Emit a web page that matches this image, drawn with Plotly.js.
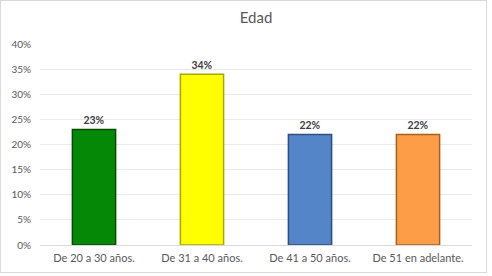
<!DOCTYPE html>
<html>
<head>
<meta charset="utf-8">
<script src="https://cdn.plot.ly/plotly-3.0.1.min.js"></script>
<style>
html,body{margin:0;padding:0;background:#fff;}
#chart{position:absolute;left:0;top:0;width:485px;height:271px;border:1px solid #d9d9d9;}
</style>
</head>
<body>
<div id="chart"></div>
<script>
const categories = ["De 20 a 30 años.", "De 31 a 40 años.", "De 41 a 50 años.", "De 51 en adelante."];
const values = [0.23, 0.34, 0.22, 0.22];
const barColors = ["#058805", "#ffff00", "#5585c9", "#fd9d48"];
const edgeColors = ["#034d03", "#a8a800", "#2c4f80", "#a8601f"];
const yTicks = [0, 0.05, 0.10, 0.15, 0.20, 0.25, 0.30, 0.35, 0.40];

const trace = {
  type: "bar",
  x: categories,
  y: values,
  width: 0.4,
  marker: {color: barColors, line: {color: edgeColors, width: 1.5}},
  texttemplate: "%{y:.0%}",
  textposition: "outside",
  cliponaxis: false,
  textfont: {family: "Lato, 'DejaVu Sans', sans-serif", size: 10.5, color: "#404040", weight: "bold"},
  hoverinfo: "none"
};

const layout = {
  width: 485, height: 271,
  margin: {l: 39, r: 14, t: 43, b: 27, pad: 0},
  paper_bgcolor: "#ffffff",
  plot_bgcolor: "#ffffff",
  showlegend: false,
  font: {family: "Lato, 'DejaVu Sans', sans-serif", color: "#595959", size: 10},
  title: {text: "Edad", x: 0.5, xref: "paper", xanchor: "center", y: 0.94, yref: "container", yanchor: "middle",
          font: {family: "Lato, 'DejaVu Sans', sans-serif", size: 15, color: "#595959"}},
  xaxis: {
    type: "category",
    showgrid: false,
    showline: true, linecolor: "#d9d9d9", linewidth: 1,
    ticks: "", ticklabelstandoff: 3, tickfont: {size: 11, color: "#595959"},
    fixedrange: true
  },
  yaxis: {
    range: [0, 0.40],
    tickvals: yTicks,
    tickformat: ".0%",
    showgrid: true, gridcolor: "#eaeaea", gridwidth: 1,
    zeroline: false, showline: false,
    ticks: "", ticklabelstandoff: 8,
    tickfont: {size: 10, color: "#595959"},
    fixedrange: true
  },
  bargap: 0.6
};

Plotly.newPlot("chart", [trace], layout, {staticPlot: true, displayModeBar: false});
</script>
</body>
</html>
************
» Set exercise: Pictures are excluded; output everything else in the data verbatim.

» Expected answer:
Emit a web page that matches this image, drawn with Plotly.js.
<!DOCTYPE html>
<html>
<head>
<meta charset="utf-8">
<script src="https://cdn.plot.ly/plotly-3.0.1.min.js"></script>
<style>
html,body{margin:0;padding:0;background:#fff;}
#chart{position:absolute;left:0;top:0;width:485px;height:271px;border:1px solid #d9d9d9;}
</style>
</head>
<body>
<div id="chart"></div>
<script>
const categories = ["De 20 a 30 años.", "De 31 a 40 años.", "De 41 a 50 años.", "De 51 en adelante."];
const values = [0.23, 0.34, 0.22, 0.22];
const barColors = ["#058805", "#ffff00", "#5585c9", "#fd9d48"];
const edgeColors = ["#034d03", "#a8a800", "#2c4f80", "#a8601f"];
const yTicks = [0, 0.05, 0.10, 0.15, 0.20, 0.25, 0.30, 0.35, 0.40];

const trace = {
  type: "bar",
  x: categories,
  y: values,
  width: 0.4,
  marker: {color: barColors, line: {color: edgeColors, width: 1.5}},
  texttemplate: "%{y:.0%}",
  textposition: "outside",
  cliponaxis: false,
  textfont: {family: "Lato, 'DejaVu Sans', sans-serif", size: 10.5, color: "#404040", weight: "bold"},
  hoverinfo: "none"
};

const layout = {
  width: 485, height: 271,
  margin: {l: 39, r: 14, t: 43, b: 27, pad: 0},
  paper_bgcolor: "#ffffff",
  plot_bgcolor: "#ffffff",
  showlegend: false,
  font: {family: "Lato, 'DejaVu Sans', sans-serif", color: "#595959", size: 10},
  title: {text: "Edad", x: 0.5, xref: "paper", xanchor: "center", y: 0.94, yref: "container", yanchor: "middle",
          font: {family: "Lato, 'DejaVu Sans', sans-serif", size: 15, color: "#595959"}},
  xaxis: {
    type: "category",
    showgrid: false,
    showline: true, linecolor: "#d9d9d9", linewidth: 1,
    ticks: "", ticklabelstandoff: 3, tickfont: {size: 11, color: "#595959"},
    fixedrange: true
  },
  yaxis: {
    range: [0, 0.40],
    tickvals: yTicks,
    tickformat: ".0%",
    showgrid: true, gridcolor: "#eaeaea", gridwidth: 1,
    zeroline: false, showline: false,
    ticks: "", ticklabelstandoff: 8,
    tickfont: {size: 10, color: "#595959"},
    fixedrange: true
  },
  bargap: 0.6
};

Plotly.newPlot("chart", [trace], layout, {staticPlot: true, displayModeBar: false});
</script>
</body>
</html>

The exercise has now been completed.